* _Exercise task_:
Copy every line from the data below in which the string "standalone" can be found.

* _Items_:
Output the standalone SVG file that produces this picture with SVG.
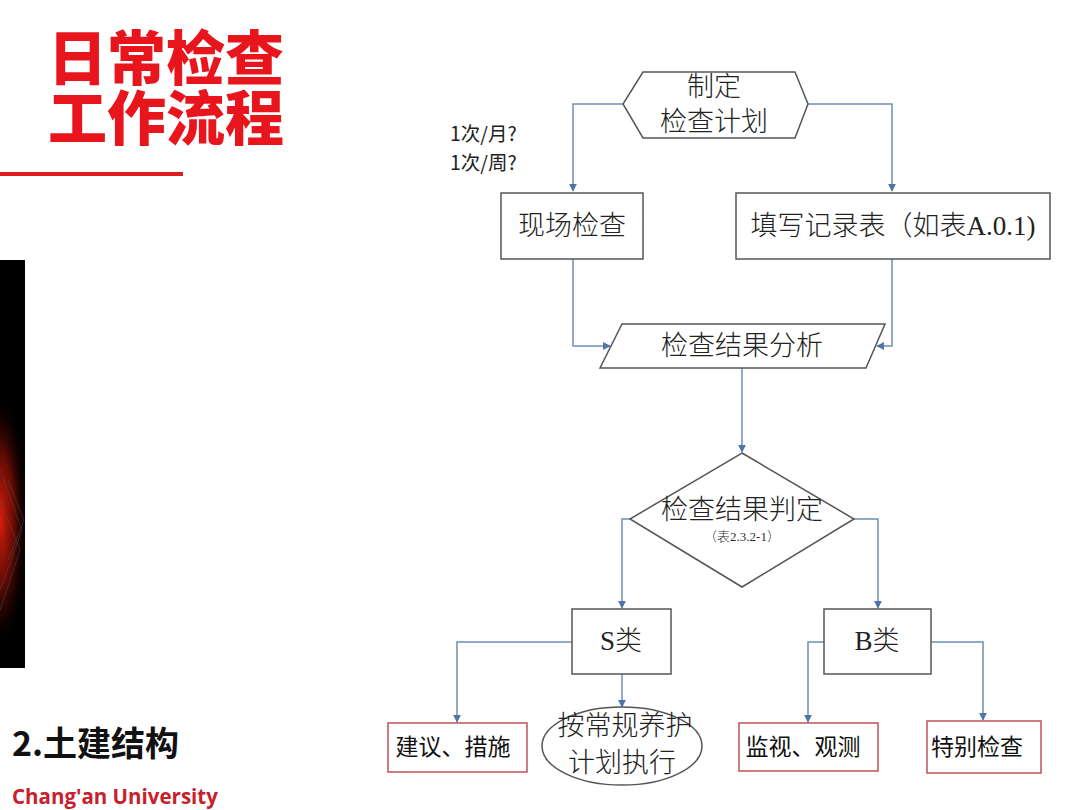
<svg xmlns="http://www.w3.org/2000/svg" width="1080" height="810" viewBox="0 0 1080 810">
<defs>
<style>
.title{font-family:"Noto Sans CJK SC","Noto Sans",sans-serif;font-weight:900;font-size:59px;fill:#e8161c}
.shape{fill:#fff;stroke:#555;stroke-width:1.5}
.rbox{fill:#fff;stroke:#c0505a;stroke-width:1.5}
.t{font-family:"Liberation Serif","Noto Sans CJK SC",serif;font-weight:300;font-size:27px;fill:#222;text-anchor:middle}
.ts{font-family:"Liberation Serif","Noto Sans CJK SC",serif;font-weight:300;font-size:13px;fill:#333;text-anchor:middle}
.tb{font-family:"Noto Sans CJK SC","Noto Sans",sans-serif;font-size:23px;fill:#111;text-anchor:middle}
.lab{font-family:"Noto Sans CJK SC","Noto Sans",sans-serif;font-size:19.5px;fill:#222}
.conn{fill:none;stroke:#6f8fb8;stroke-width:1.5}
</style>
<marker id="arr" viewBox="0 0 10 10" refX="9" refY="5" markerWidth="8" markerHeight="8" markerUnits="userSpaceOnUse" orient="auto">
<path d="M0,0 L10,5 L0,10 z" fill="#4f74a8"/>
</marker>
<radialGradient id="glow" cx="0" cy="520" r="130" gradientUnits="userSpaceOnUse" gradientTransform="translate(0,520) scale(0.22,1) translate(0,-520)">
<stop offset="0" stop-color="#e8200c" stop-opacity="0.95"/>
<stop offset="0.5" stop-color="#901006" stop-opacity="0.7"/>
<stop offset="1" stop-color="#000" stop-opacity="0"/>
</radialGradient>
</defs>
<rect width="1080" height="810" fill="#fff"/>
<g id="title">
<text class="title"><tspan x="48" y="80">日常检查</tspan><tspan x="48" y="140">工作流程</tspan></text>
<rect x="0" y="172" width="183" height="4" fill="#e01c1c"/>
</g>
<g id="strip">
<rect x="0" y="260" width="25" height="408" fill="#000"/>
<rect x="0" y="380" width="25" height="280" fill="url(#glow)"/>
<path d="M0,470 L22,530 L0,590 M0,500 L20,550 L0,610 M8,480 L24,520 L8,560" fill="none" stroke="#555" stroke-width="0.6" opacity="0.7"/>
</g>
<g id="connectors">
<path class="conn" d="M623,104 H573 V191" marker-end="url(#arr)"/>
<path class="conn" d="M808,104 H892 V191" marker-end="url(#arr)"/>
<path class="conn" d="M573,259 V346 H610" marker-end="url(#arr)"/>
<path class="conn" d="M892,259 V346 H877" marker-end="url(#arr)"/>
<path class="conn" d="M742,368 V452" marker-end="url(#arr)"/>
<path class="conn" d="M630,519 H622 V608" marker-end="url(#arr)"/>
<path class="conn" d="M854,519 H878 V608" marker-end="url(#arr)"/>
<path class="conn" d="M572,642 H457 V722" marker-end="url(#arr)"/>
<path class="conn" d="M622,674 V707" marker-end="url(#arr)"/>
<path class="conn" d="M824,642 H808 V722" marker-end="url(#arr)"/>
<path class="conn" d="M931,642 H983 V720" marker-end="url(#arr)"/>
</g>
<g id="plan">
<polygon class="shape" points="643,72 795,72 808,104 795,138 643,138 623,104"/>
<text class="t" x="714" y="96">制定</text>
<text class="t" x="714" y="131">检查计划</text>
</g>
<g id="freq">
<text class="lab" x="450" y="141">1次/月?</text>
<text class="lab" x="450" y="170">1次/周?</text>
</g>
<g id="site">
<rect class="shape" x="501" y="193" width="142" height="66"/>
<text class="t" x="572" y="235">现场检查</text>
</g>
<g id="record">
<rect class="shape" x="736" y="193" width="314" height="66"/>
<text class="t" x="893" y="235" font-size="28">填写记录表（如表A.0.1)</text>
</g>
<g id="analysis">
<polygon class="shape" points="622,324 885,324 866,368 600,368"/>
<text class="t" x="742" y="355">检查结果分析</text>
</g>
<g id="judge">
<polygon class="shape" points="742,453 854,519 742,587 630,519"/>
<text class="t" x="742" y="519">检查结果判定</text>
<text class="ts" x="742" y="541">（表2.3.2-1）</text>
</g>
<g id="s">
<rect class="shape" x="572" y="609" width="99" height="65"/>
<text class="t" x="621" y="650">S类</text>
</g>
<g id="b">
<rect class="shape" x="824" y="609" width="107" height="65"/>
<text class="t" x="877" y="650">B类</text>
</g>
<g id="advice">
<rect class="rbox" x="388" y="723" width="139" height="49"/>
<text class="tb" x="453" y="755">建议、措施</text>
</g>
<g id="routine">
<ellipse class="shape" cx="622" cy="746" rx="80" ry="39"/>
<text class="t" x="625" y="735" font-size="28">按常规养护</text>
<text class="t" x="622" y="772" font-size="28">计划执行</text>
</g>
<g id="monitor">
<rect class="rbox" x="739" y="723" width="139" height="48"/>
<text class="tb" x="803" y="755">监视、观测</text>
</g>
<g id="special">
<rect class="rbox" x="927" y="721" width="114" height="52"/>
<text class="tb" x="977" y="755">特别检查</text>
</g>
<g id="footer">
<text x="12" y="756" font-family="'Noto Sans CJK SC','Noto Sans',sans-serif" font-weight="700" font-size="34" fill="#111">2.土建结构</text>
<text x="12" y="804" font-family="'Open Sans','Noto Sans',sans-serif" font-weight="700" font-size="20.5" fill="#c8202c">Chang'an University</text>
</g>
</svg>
--
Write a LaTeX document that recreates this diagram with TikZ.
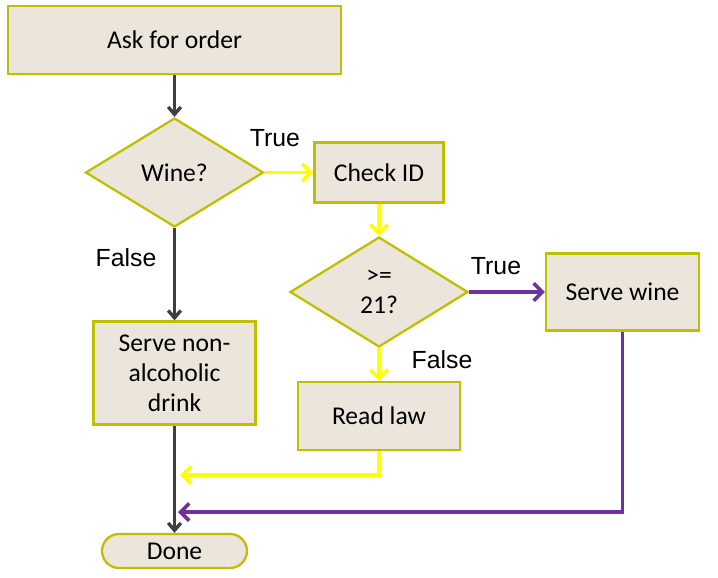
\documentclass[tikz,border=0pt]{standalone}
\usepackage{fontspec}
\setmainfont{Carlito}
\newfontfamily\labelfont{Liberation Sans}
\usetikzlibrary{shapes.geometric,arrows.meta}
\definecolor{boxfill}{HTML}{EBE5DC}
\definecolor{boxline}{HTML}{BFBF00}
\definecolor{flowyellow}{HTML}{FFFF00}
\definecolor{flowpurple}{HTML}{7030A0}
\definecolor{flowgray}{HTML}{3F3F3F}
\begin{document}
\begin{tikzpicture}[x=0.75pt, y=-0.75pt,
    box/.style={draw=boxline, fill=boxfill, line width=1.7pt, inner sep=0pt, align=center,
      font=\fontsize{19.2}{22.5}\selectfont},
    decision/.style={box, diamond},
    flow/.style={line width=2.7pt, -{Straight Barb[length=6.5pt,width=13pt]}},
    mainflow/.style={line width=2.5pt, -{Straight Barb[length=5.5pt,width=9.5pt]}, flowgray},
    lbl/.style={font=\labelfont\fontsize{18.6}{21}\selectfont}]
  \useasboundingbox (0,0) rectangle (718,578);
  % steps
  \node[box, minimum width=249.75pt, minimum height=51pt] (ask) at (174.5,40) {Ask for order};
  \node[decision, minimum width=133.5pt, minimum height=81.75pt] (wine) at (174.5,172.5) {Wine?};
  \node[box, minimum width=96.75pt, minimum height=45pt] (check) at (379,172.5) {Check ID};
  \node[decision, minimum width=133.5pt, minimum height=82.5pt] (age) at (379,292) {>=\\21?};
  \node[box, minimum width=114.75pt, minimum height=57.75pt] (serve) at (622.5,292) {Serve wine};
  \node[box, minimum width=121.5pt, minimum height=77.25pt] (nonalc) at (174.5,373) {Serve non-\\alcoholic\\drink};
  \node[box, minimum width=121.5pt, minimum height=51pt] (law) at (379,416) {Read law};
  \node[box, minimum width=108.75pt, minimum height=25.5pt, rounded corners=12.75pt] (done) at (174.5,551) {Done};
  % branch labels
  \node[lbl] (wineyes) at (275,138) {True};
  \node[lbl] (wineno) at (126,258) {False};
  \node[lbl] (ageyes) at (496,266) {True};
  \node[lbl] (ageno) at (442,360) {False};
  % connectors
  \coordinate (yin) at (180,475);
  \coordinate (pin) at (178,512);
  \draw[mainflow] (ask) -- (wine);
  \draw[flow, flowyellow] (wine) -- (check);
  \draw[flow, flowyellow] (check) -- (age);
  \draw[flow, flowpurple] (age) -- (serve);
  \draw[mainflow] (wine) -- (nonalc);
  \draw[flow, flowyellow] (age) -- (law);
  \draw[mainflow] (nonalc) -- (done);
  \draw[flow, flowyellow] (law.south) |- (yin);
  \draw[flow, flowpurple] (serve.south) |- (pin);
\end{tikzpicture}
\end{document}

* _Reply_:
Output the standalone SVG file that produces this picture with SVG.
\documentclass[tikz,border=0pt]{standalone}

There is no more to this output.